Deloitte’s Global Human Capital Trends 2015 survey revealed that although 87% of HR managers agree that engagement is their main concern, the majority of organisations are failing to take action to improve their company culture.
The survey had more than 3,300 participants from 106 countries, all of whom were HR and business leaders.
Leadership gaps – last year’s most critical issue – continued to weigh on leaders’ minds with 86% of respondents citing it as a top issue for 2015.
Deloitte partner Hamish Wilson, who leads the Human Capital practice for the firm in New Zealand, said that leadership and employee engagement are the top issues facing Kiwi organisations.
“Leadership, in particular, is a longstanding issue for New Zealand organisations,” he said. “And there’s a significant capability gap between the levels of importance that HR and business leaders place on these issues and their assessment of the readiness of their organisations to respond to them.”
The proportion of participants in the survey who cited engagement as being “very important” was 50% – doubling from last year’s result.
In spite of this, 60% of respondents said they do not have a sufficient program in place to measure and improve engagement, with just 12% of leaders having implemented a program to define and build a strong culture.
A mere 7% rated themselves as excellent at measuring, driving and improving engagement and retention.

While the number of respondents who deemed leadership as a “very important” issue jumped from 38% to 50%, only 10% believed they have an “excellent” succession program in place.

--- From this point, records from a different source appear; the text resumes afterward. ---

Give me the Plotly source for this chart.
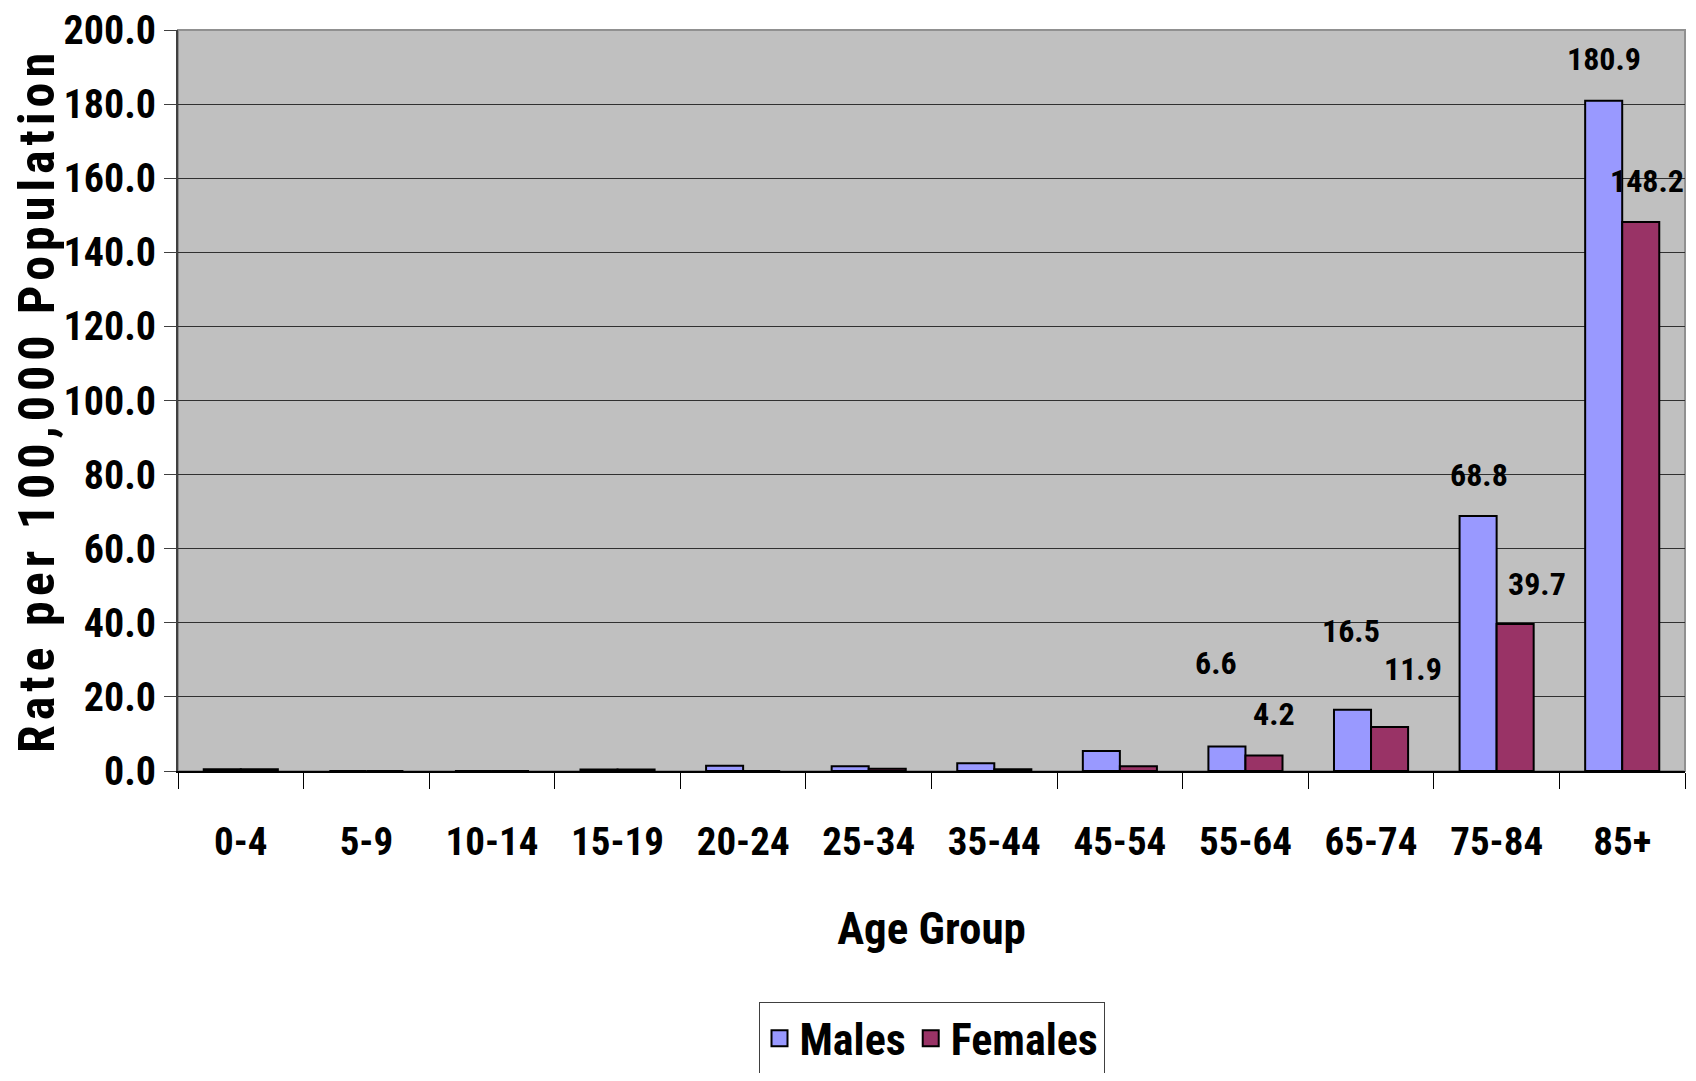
import plotly.graph_objects as go

categories = ["0-4", "5-9", "10-14", "15-19", "20-24", "25-34", "35-44",
              "45-54", "55-64", "65-74", "75-84", "85+"]
males = [0.5, 0.0, 0.0, 0.4, 1.4, 1.3, 2.1, 5.4, 6.6, 16.5, 68.8, 180.9]
females = [0.5, 0.0, 0.0, 0.4, 0.0, 0.6, 0.5, 1.3, 4.2, 11.9, 39.7, 148.2]
labeled_from = 8  # data labels shown from "55-64" onwards

# label nudges (pixels) for the data labels, styling only
male_dx = [-29, -20, -18, -18]
male_dy = [84, 79, 41, 42]
female_dx = [29, 42, 40, 25]
female_dy = [41, 58, 40, 41]

MALE_C = "#9999FF"
FEMALE_C = "#993366"
FONT = "Roboto Condensed, Liberation Sans Narrow, Arial Narrow, Liberation Sans, Arial, sans-serif"

fig = go.Figure()
fig.add_trace(go.Bar(x=categories, y=males, name="Males", showlegend=False,
                     marker=dict(color=MALE_C, line=dict(color="black", width=2))))
fig.add_trace(go.Bar(x=categories, y=females, name="Females", showlegend=False,
                     marker=dict(color=FEMALE_C, line=dict(color="black", width=2))))
# legend keys drawn as larger outlined squares (no data drawn)
for nm, col in (("Males", MALE_C), ("Females", FEMALE_C)):
    fig.add_trace(go.Scatter(x=[None], y=[None], mode="markers", name=nm,
                             marker=dict(symbol="square", size=16, color=col,
                                         line=dict(color="black", width=2))))

for k, i in enumerate(range(labeled_from, len(categories))):
    fig.add_annotation(x=categories[i], y=males[i], text=f"{males[i]:.1f}",
                       showarrow=False, xshift=male_dx[k], yshift=male_dy[k],
                       font=dict(family=FONT, size=32, color="black", weight="bold"))
    fig.add_annotation(x=categories[i], y=females[i], text=f"{females[i]:.1f}",
                       showarrow=False, xshift=female_dx[k], yshift=female_dy[k],
                       font=dict(family=FONT, size=32, color="black", weight="bold"))

# page body has an 8px margin; figure sized so the plot lands where the reference's does
fig.update_layout(
    width=1680, height=1065,
    margin=dict(l=170, r=3, t=22, b=302, autoexpand=False),
    paper_bgcolor="white", plot_bgcolor="#C0C0C0",
    barmode="group", bargap=0.41, bargroupgap=0,
    font=dict(family=FONT, color="black"),
    showlegend=True,
    legend=dict(orientation="h", x=0.5, xanchor="center", y=-0.312, yanchor="top",
                bordercolor="#404040", borderwidth=1, bgcolor="white",
                font=dict(family=FONT, size=44, color="black", weight="bold"),
                itemwidth=30),
    xaxis=dict(
        automargin=False, range=[-0.5, len(categories) - 0.5],
        title=dict(text="Age Group", font=dict(family=FONT, size=45, weight="bold"), standoff=49),
        tickfont=dict(family=FONT, size=39, weight="bold"),
        showline=True, linecolor="black", linewidth=2,
        ticks="outside", tickson="boundaries", ticklen=16, tickcolor="black",
        ticklabelstandoff=35, showgrid=False,
    ),
    yaxis=dict(
        automargin=False,
        title=dict(text='<span style="letter-spacing:5px">Rate per 100,000 Population</span>',
                   font=dict(family=FONT, size=50, weight="bold"),
                   standoff=2),
        tickfont=dict(family=FONT, size=40, weight="bold"),
        ticklabeloverflow="allow",
        range=[0, 200], dtick=20, tickformat=".1f",
        showline=True, linecolor="#404040", linewidth=2,
        ticks="outside", ticklen=12, tickcolor="#404040",
        showgrid=True, gridcolor="#303030", gridwidth=1,
        zeroline=False,
    ),
)
fig.add_shape(type="rect", xref="paper", yref="paper", x0=0, y0=0, x1=1, y1=1,
              line=dict(color="#909090", width=2), layer="below")

fig.write_html("out.html")
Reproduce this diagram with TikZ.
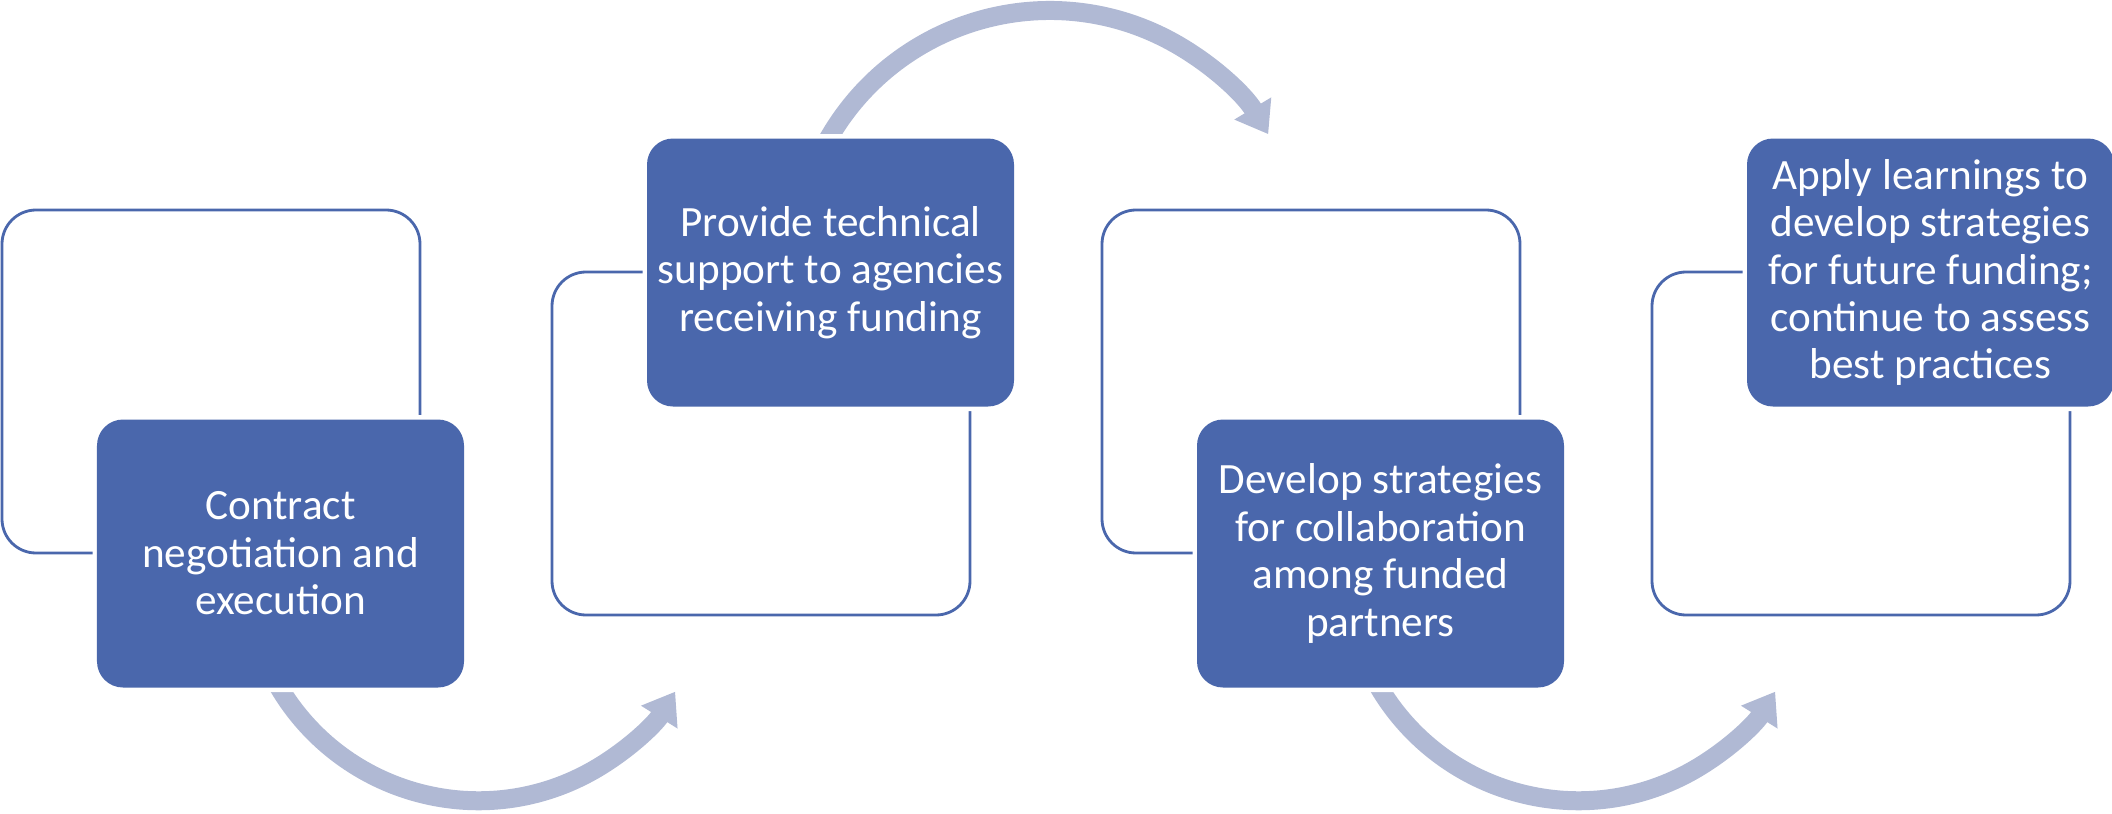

Wilson also outlined why employers might be struggling to maintain high levels of engagement.
“Workers are becoming more mobile, contingent and autonomous, and as a result, harder to manage and engage,” he explained. “In this new world of work, organisations need to re-imagine the way they manage people and come up with new, out-of-the-box ideas to make themselves relevant.”
However, this is no reason for employers not to be optimistic, Wilson argued, as “there really is a great opportunity in all of this for proactive employers that get it right”.
Other trends particularly relevant to New Zealand workplaces included:
  • Learning and development (L&D) – into the spotlight: Recognising the fact that a general lack of skills is likely to hinder business growth, 85% of HR and business leaders ranked L&D as a top issue, compared to 70% last year. This was the third most critical issue in this 2015’s survey.
  • HR and people analytics – stuck in neutral: The survey reveals that analytics is one of the areas where organisations face a significant capability gap. Three quarters of respondents cited talent analytics as an important issue, but just 8% believe their organisation is “strong” in this area – almost exactly the same as in 2014.
  • Reinventing HR – an extreme makeover: Only 5% of respondents rate their organisation’s HR performance as “excellent,” and just 22% believe that HR is adapting to the changing needs of their workforce.